**GOAL**
Could you retype the lines below, starting at the line holding "Reproduce this chart with Altair." and stopping at the line holding "import pandas as pd", inclusive? Copy them exactly and drop the images.

----- RECORDS FOR THIS EXERCISE

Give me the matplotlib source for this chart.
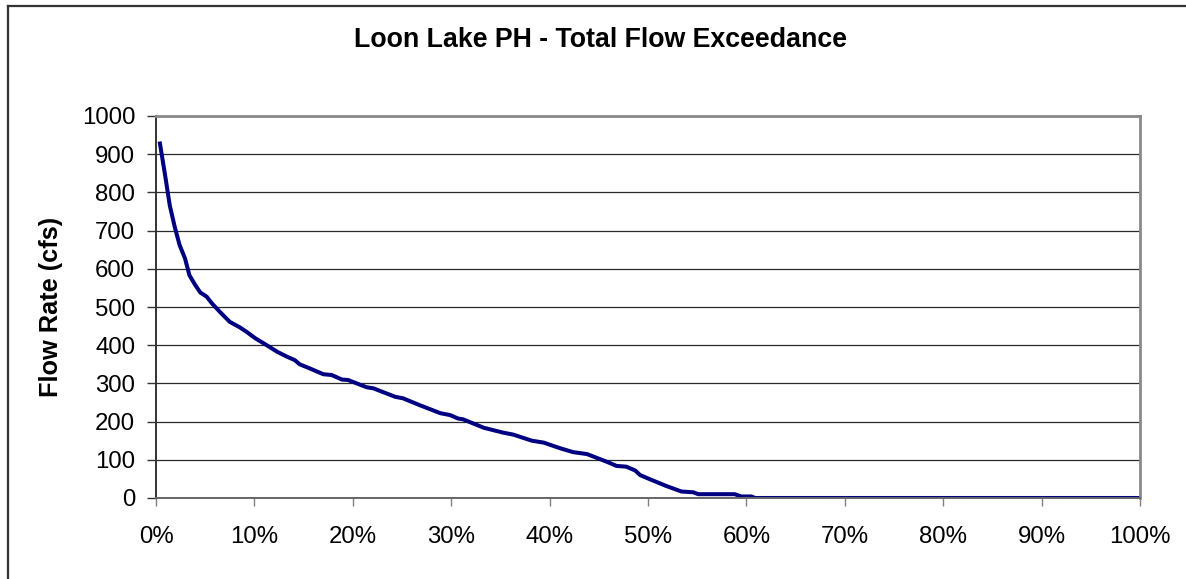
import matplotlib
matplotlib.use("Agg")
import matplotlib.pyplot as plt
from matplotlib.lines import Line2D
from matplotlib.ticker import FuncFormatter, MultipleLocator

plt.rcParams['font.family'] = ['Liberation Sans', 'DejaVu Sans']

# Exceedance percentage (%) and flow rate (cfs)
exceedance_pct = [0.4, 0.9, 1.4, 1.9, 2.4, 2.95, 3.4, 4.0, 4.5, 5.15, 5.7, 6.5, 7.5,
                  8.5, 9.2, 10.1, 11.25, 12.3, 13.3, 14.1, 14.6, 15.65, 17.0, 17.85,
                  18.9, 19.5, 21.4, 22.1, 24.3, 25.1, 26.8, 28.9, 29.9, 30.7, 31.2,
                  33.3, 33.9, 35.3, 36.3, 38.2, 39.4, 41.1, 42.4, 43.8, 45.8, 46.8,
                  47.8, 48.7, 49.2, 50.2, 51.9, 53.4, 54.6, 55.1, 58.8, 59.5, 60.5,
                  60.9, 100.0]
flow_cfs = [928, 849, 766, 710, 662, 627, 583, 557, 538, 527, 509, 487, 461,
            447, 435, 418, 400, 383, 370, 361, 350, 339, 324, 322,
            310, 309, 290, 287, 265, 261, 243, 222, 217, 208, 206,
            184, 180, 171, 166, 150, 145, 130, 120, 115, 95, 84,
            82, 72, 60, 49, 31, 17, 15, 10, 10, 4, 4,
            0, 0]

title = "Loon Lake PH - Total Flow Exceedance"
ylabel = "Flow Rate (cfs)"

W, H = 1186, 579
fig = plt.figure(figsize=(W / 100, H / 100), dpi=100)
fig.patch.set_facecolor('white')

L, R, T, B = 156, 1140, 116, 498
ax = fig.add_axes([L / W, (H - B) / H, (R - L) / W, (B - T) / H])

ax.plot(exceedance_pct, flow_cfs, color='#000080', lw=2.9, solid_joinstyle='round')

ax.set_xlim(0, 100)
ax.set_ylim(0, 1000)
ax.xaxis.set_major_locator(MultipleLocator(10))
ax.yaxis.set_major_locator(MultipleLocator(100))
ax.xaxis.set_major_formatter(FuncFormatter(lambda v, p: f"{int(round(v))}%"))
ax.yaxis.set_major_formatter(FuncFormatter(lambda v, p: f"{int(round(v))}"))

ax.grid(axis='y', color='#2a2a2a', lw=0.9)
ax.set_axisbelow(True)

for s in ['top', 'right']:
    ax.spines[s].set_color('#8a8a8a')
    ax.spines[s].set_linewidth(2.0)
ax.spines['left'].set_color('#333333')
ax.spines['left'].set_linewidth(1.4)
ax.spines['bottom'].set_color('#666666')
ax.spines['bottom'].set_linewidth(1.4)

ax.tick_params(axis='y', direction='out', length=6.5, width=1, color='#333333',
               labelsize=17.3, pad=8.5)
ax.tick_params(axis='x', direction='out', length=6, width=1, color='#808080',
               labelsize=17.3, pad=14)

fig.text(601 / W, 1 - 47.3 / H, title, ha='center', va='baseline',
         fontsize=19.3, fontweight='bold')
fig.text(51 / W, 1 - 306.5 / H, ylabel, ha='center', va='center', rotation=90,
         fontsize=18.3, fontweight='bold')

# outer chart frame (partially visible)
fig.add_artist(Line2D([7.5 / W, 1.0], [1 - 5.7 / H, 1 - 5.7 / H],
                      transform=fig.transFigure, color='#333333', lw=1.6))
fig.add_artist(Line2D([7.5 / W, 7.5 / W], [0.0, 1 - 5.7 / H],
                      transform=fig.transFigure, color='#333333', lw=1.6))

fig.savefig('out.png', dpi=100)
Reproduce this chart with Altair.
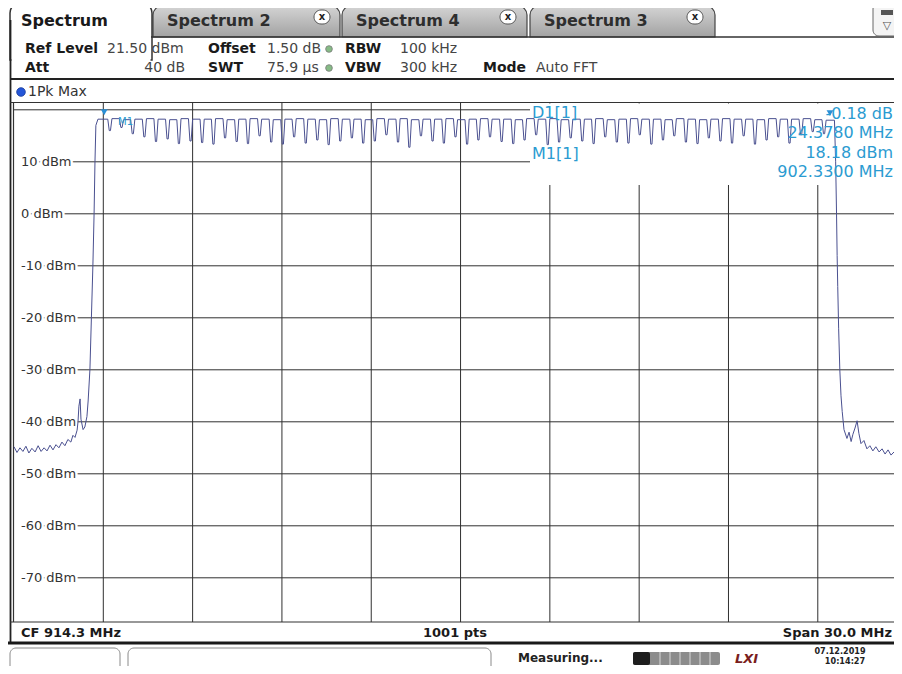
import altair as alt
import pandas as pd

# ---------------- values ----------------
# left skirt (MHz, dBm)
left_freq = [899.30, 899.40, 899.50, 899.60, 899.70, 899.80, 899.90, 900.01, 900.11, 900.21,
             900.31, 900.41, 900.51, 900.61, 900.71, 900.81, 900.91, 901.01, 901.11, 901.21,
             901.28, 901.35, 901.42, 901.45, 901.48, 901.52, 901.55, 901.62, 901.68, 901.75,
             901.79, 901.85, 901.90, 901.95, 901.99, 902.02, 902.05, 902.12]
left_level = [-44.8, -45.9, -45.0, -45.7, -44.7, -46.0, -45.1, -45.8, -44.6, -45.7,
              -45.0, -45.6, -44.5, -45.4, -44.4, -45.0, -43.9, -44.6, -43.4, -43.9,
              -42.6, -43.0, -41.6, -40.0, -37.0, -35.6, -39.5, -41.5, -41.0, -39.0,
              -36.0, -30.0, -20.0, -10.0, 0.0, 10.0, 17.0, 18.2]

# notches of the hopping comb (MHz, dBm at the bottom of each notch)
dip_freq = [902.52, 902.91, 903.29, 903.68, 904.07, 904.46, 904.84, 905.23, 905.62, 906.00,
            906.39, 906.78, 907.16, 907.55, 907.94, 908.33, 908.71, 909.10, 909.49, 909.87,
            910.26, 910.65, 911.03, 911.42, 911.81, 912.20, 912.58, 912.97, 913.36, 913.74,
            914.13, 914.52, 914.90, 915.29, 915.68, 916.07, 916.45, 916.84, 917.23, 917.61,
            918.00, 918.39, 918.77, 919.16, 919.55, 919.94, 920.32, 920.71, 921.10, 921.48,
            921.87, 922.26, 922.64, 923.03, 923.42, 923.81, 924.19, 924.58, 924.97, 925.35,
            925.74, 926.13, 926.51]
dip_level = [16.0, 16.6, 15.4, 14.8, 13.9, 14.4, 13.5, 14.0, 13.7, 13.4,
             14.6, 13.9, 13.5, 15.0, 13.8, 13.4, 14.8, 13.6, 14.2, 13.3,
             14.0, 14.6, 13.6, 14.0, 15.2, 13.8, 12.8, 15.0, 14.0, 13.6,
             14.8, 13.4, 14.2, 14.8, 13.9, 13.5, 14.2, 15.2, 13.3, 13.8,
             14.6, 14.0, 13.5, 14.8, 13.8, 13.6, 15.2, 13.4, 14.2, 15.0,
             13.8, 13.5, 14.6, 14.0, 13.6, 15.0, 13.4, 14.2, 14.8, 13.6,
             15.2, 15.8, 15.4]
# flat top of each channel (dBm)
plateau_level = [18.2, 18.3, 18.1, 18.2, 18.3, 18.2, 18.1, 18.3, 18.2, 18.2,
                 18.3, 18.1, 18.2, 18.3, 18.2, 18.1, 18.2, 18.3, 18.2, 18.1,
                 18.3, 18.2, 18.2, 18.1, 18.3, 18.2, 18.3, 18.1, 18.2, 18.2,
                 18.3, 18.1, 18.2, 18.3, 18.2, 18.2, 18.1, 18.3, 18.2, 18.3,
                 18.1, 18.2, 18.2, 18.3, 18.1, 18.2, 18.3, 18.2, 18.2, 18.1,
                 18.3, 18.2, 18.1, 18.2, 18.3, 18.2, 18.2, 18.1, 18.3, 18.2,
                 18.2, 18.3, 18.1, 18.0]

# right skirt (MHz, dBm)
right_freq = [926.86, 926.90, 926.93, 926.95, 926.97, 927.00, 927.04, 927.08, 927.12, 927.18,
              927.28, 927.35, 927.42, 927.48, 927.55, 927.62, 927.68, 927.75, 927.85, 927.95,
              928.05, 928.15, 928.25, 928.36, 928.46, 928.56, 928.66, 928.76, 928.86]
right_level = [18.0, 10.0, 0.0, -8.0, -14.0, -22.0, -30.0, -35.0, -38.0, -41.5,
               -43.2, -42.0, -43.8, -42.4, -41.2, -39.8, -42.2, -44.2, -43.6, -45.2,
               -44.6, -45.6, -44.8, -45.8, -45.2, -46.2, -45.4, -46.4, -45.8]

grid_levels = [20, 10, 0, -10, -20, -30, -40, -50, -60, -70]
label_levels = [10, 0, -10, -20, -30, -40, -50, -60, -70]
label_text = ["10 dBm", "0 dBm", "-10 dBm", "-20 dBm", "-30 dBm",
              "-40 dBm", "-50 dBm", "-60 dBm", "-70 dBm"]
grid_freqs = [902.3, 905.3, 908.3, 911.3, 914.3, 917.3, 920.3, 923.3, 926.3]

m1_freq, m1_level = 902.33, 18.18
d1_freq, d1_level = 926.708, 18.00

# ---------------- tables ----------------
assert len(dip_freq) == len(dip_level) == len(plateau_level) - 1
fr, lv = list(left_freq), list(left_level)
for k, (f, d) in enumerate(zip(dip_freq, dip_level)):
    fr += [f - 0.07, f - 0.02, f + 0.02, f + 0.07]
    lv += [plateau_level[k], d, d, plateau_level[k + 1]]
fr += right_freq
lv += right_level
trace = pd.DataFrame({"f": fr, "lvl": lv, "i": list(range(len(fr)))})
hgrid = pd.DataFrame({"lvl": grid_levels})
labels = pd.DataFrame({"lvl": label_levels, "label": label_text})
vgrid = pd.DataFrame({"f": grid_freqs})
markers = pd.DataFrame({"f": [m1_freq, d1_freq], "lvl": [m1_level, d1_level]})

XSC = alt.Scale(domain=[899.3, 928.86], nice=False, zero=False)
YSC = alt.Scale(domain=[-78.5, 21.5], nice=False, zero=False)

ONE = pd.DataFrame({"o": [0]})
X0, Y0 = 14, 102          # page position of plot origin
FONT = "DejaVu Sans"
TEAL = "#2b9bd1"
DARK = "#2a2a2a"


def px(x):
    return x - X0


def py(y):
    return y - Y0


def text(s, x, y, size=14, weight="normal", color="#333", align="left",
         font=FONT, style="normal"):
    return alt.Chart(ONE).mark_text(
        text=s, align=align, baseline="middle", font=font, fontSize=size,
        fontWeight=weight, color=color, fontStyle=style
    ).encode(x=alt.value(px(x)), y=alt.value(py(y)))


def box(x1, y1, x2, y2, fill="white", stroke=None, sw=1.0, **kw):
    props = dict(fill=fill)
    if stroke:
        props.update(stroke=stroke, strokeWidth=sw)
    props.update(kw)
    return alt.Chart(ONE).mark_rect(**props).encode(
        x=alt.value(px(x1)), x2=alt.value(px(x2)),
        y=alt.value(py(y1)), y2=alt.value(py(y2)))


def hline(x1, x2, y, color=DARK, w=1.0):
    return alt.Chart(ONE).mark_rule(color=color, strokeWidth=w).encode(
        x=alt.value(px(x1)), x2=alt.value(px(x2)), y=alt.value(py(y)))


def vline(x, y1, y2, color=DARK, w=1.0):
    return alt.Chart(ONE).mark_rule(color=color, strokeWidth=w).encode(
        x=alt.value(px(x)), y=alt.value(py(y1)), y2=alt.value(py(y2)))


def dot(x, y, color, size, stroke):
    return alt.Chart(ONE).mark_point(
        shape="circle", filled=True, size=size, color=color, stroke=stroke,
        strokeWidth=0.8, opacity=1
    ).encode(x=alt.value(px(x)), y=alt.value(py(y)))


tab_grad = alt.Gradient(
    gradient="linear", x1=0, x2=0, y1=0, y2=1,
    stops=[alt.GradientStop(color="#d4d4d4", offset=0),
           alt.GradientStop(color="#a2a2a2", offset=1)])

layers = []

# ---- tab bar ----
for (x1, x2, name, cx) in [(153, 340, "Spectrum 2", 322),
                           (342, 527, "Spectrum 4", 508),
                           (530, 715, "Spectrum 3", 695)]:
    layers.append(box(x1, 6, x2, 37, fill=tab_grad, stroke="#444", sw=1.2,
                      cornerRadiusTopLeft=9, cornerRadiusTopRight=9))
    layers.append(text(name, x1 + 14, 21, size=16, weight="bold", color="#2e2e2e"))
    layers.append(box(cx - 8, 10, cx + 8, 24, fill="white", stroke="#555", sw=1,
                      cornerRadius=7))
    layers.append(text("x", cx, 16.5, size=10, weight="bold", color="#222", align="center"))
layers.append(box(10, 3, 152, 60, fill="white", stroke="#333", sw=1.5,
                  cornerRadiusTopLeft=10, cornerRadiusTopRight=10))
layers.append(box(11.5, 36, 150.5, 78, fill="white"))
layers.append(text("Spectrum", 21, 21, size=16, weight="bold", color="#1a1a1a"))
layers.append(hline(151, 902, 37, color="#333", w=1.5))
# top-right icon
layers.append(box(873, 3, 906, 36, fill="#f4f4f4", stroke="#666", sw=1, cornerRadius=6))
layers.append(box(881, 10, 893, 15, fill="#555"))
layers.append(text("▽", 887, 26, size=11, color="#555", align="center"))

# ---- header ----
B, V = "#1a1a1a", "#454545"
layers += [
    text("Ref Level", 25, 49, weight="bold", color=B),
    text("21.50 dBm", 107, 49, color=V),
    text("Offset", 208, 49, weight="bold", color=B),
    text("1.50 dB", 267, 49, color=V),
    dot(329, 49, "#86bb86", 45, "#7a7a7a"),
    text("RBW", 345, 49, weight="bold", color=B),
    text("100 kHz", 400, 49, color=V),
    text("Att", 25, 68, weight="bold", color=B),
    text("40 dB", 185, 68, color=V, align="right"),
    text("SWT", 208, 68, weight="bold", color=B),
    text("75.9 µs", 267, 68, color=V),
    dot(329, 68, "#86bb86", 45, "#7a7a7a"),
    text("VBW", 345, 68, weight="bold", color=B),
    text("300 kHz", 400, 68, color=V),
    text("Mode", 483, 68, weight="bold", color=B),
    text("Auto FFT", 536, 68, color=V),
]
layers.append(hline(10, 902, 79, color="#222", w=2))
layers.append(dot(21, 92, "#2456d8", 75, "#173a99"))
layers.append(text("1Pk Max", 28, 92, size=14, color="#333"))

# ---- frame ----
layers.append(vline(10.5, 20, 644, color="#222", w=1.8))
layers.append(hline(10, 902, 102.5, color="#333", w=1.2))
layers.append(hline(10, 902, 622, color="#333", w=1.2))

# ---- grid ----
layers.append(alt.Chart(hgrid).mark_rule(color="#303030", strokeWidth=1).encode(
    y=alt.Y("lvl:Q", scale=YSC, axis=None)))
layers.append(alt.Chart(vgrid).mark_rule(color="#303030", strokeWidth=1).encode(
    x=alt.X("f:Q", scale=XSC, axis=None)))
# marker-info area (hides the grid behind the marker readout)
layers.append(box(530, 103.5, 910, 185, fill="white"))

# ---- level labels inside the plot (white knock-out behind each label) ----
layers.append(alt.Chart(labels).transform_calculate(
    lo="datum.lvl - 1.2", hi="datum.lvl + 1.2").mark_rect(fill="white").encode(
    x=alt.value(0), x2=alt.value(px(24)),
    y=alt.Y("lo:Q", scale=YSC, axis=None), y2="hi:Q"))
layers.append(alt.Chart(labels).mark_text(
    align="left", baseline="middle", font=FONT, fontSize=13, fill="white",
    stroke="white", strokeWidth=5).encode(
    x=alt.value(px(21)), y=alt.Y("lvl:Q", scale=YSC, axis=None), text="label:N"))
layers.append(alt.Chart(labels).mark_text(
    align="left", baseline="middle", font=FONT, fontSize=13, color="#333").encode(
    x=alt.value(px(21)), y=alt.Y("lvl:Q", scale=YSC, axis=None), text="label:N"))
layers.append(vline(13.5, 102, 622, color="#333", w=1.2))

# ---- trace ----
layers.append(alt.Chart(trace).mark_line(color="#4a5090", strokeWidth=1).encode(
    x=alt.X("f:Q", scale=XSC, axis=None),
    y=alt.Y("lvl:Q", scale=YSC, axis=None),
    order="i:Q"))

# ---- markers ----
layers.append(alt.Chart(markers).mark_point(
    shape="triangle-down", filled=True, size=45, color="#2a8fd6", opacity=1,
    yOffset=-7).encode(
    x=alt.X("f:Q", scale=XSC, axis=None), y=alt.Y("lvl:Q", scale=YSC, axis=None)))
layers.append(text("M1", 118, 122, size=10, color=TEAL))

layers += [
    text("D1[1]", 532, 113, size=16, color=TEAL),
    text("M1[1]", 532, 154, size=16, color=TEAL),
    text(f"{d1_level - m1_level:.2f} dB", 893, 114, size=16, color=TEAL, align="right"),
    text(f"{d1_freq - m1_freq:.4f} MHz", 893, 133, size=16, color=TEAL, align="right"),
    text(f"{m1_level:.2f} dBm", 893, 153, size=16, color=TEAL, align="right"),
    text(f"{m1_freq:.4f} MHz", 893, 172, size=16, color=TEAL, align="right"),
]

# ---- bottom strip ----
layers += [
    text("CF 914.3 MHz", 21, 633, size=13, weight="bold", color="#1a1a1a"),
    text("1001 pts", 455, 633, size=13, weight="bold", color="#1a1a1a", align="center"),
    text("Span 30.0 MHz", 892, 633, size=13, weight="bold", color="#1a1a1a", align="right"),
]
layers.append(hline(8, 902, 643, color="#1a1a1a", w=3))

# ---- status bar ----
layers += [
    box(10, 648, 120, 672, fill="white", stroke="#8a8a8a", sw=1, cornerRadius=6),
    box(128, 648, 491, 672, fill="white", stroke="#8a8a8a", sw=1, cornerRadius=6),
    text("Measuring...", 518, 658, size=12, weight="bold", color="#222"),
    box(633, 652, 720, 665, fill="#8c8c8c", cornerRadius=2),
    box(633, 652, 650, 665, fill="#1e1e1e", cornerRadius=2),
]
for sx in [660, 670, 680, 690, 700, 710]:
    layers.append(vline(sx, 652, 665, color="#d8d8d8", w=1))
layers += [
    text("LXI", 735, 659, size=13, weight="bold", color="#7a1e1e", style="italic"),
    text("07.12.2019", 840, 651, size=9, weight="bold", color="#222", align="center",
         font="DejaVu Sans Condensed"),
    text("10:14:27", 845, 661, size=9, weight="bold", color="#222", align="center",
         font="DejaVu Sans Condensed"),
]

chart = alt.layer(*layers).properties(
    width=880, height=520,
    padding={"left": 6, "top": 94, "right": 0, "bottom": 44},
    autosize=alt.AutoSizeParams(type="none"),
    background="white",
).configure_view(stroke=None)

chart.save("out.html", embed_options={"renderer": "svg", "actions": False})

----------

**TASK RESULT**
Reproduce this chart with Altair.
import altair as alt
import pandas as pd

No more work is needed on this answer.